● **What is required**
Once the pictures are set aside, transcribe the remaining data exactly.

● **Collected data**
[Begin]

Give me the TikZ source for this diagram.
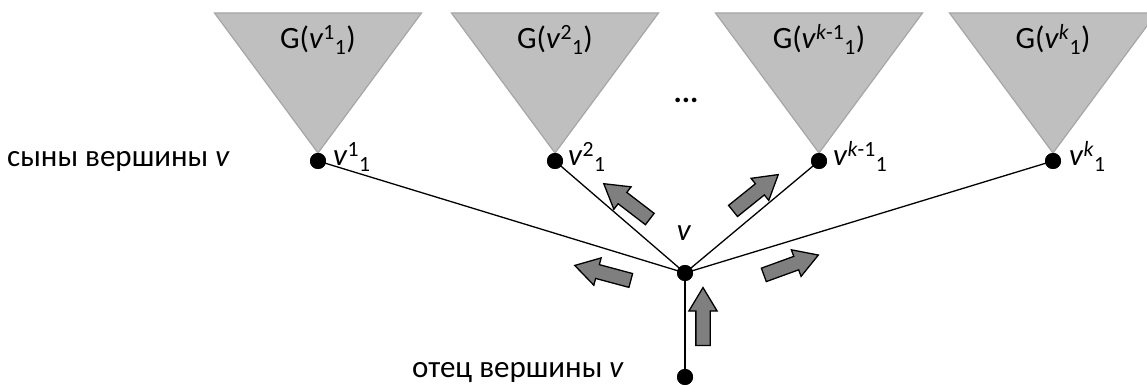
\documentclass[tikz,border=0pt]{standalone}
\usepackage{fontspec}
\setmainfont{Carlito}
\usetikzlibrary{shapes.arrows,calc}
\definecolor{trifill}{HTML}{BFBFBF}
\definecolor{triedge}{HTML}{A6A6A6}
\definecolor{arrfill}{HTML}{7F7F7F}
\tikzset{
  dotnode/.style={circle,fill=black,inner sep=0pt,minimum size=16pt},
  edge/.style={draw=black,line width=1.3pt},
  tri/.style={fill=trifill,draw=triedge,line width=1.2pt},
  blockarrow/.style={single arrow,draw=black,fill=arrfill,line width=1.3pt,
    inner xsep=0pt,inner ysep=6.5pt,minimum height=58pt,
    single arrow head extend=7pt,single arrow tip angle=62,
    single arrow head indent=0pt},
  txt/.style={inner sep=0pt,font=\fontsize{31}{37}\selectfont},
}
\begin{document}
\begin{tikzpicture}[x=1pt,y=1pt]
\useasboundingbox (0,0) rectangle (1147,385);
% vertex positions
\coordinate (v1c) at (318,224);
\coordinate (v2c) at (555,224);
\coordinate (v3c) at (819,224);
\coordinate (v4c) at (1053,224);
% triangles
\foreach \c in {v1c,v2c,v3c,v4c}{
  \path[tri] ($(\c)+(0,8)$) -- ($(\c)+(-103.5,148)$) -- ($(\c)+(103.5,148)$) -- cycle;
}
% nodes
\node[dotnode] (v) at (685,112) {};
\node[dotnode] (p) at (685,8) {};
\node[dotnode] (v1) at (v1c) {};
\node[dotnode] (v2) at (v2c) {};
\node[dotnode] (v3) at (v3c) {};
\node[dotnode] (v4) at (v4c) {};
% edges
\draw[edge] (v.center) -- (v1.center);
\draw[edge] (v.center) -- (v2.center);
\draw[edge] (v.center) -- (v3.center);
\draw[edge] (v.center) -- (v4.center);
\draw[edge] (v.center) -- (p.center);
% redraw dots on top
\foreach \n in {v,p,v1,v2,v3,v4}{\fill (\n.center) circle (8pt);}
% triangle labels
\node[txt,anchor=base] (g1) at (318,336) {G(\textit{v}\textsuperscript{1}\textsubscript{1})};
\node[txt,anchor=base] (g2) at (555,336) {G(\textit{v}\textsuperscript{2}\textsubscript{1})};
\node[txt,anchor=base] (g3) at (819,336) {G(\textit{v}\textsuperscript{\textit{k}-1}\textsubscript{1})};
\node[txt,anchor=base] (g4) at (1053,336) {G(\textit{v}\textsuperscript{\textit{k}}\textsubscript{1})};
% vertex labels
\node[txt,anchor=base west] (l1) at (333,219) {\textit{v}\textsuperscript{1}\textsubscript{1}};
\node[txt,anchor=base west] (l2) at (568,219) {\textit{v}\textsuperscript{2}\textsubscript{1}};
\node[txt,anchor=base west] (l3) at (833,219) {\textit{v}\textsuperscript{\textit{k}-1}\textsubscript{1}};
\node[txt,anchor=base west] (l4) at (1069,219) {\textit{v}\textsuperscript{\textit{k}}\textsubscript{1}};
\node[txt] (lv) at (684,152) {\textit{v}};
% ellipsis
\node[txt,font=\fontsize{31}{37}\selectfont\bfseries,anchor=base] (dots) at (686,282) {...};
% side texts
\node[txt,anchor=base west] (sons) at (7,218) {сыны вершины \textit{v}};
\node[txt,anchor=base west] (father) at (412,8) {отец вершины \textit{v}};
% block arrows
\node[blockarrow,rotate=90] (a0) at (703,62.5) {};
\node[blockarrow,rotate=165] (a1) at (608.5,110.5) {};
\node[blockarrow,rotate=142.5] (a2) at (631.5,180) {};
\node[blockarrow,rotate=38.8] (a3) at (751,188.5) {};
\node[blockarrow,rotate=20] (a4) at (785.5,118) {};
\end{tikzpicture}
\end{document}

[End]

● **In response**
Give me the TikZ source for this diagram.
\documentclass[tikz,border=0pt]{standalone}
\usepackage{fontspec}
\setmainfont{Carlito}
\usetikzlibrary{shapes.arrows,calc}
\definecolor{trifill}{HTML}{BFBFBF}
\definecolor{triedge}{HTML}{A6A6A6}
\definecolor{arrfill}{HTML}{7F7F7F}
\tikzset{
  dotnode/.style={circle,fill=black,inner sep=0pt,minimum size=16pt},
  edge/.style={draw=black,line width=1.3pt},
  tri/.style={fill=trifill,draw=triedge,line width=1.2pt},
  blockarrow/.style={single arrow,draw=black,fill=arrfill,line width=1.3pt,
    inner xsep=0pt,inner ysep=6.5pt,minimum height=58pt,
    single arrow head extend=7pt,single arrow tip angle=62,
    single arrow head indent=0pt},
  txt/.style={inner sep=0pt,font=\fontsize{31}{37}\selectfont},
}
\begin{document}
\begin{tikzpicture}[x=1pt,y=1pt]
\useasboundingbox (0,0) rectangle (1147,385);
% vertex positions
\coordinate (v1c) at (318,224);
\coordinate (v2c) at (555,224);
\coordinate (v3c) at (819,224);
\coordinate (v4c) at (1053,224);
% triangles
\foreach \c in {v1c,v2c,v3c,v4c}{
  \path[tri] ($(\c)+(0,8)$) -- ($(\c)+(-103.5,148)$) -- ($(\c)+(103.5,148)$) -- cycle;
}
% nodes
\node[dotnode] (v) at (685,112) {};
\node[dotnode] (p) at (685,8) {};
\node[dotnode] (v1) at (v1c) {};
\node[dotnode] (v2) at (v2c) {};
\node[dotnode] (v3) at (v3c) {};
\node[dotnode] (v4) at (v4c) {};
% edges
\draw[edge] (v.center) -- (v1.center);
\draw[edge] (v.center) -- (v2.center);
\draw[edge] (v.center) -- (v3.center);
\draw[edge] (v.center) -- (v4.center);
\draw[edge] (v.center) -- (p.center);
% redraw dots on top
\foreach \n in {v,p,v1,v2,v3,v4}{\fill (\n.center) circle (8pt);}
% triangle labels
\node[txt,anchor=base] (g1) at (318,336) {G(\textit{v}\textsuperscript{1}\textsubscript{1})};
\node[txt,anchor=base] (g2) at (555,336) {G(\textit{v}\textsuperscript{2}\textsubscript{1})};
\node[txt,anchor=base] (g3) at (819,336) {G(\textit{v}\textsuperscript{\textit{k}-1}\textsubscript{1})};
\node[txt,anchor=base] (g4) at (1053,336) {G(\textit{v}\textsuperscript{\textit{k}}\textsubscript{1})};
% vertex labels
\node[txt,anchor=base west] (l1) at (333,219) {\textit{v}\textsuperscript{1}\textsubscript{1}};
\node[txt,anchor=base west] (l2) at (568,219) {\textit{v}\textsuperscript{2}\textsubscript{1}};
\node[txt,anchor=base west] (l3) at (833,219) {\textit{v}\textsuperscript{\textit{k}-1}\textsubscript{1}};
\node[txt,anchor=base west] (l4) at (1069,219) {\textit{v}\textsuperscript{\textit{k}}\textsubscript{1}};
\node[txt] (lv) at (684,152) {\textit{v}};
% ellipsis
\node[txt,font=\fontsize{31}{37}\selectfont\bfseries,anchor=base] (dots) at (686,282) {...};
% side texts
\node[txt,anchor=base west] (sons) at (7,218) {сыны вершины \textit{v}};
\node[txt,anchor=base west] (father) at (412,8) {отец вершины \textit{v}};
% block arrows
\node[blockarrow,rotate=90] (a0) at (703,62.5) {};
\node[blockarrow,rotate=165] (a1) at (608.5,110.5) {};
\node[blockarrow,rotate=142.5] (a2) at (631.5,180) {};
\node[blockarrow,rotate=38.8] (a3) at (751,188.5) {};
\node[blockarrow,rotate=20] (a4) at (785.5,118) {};
\end{tikzpicture}
\end{document}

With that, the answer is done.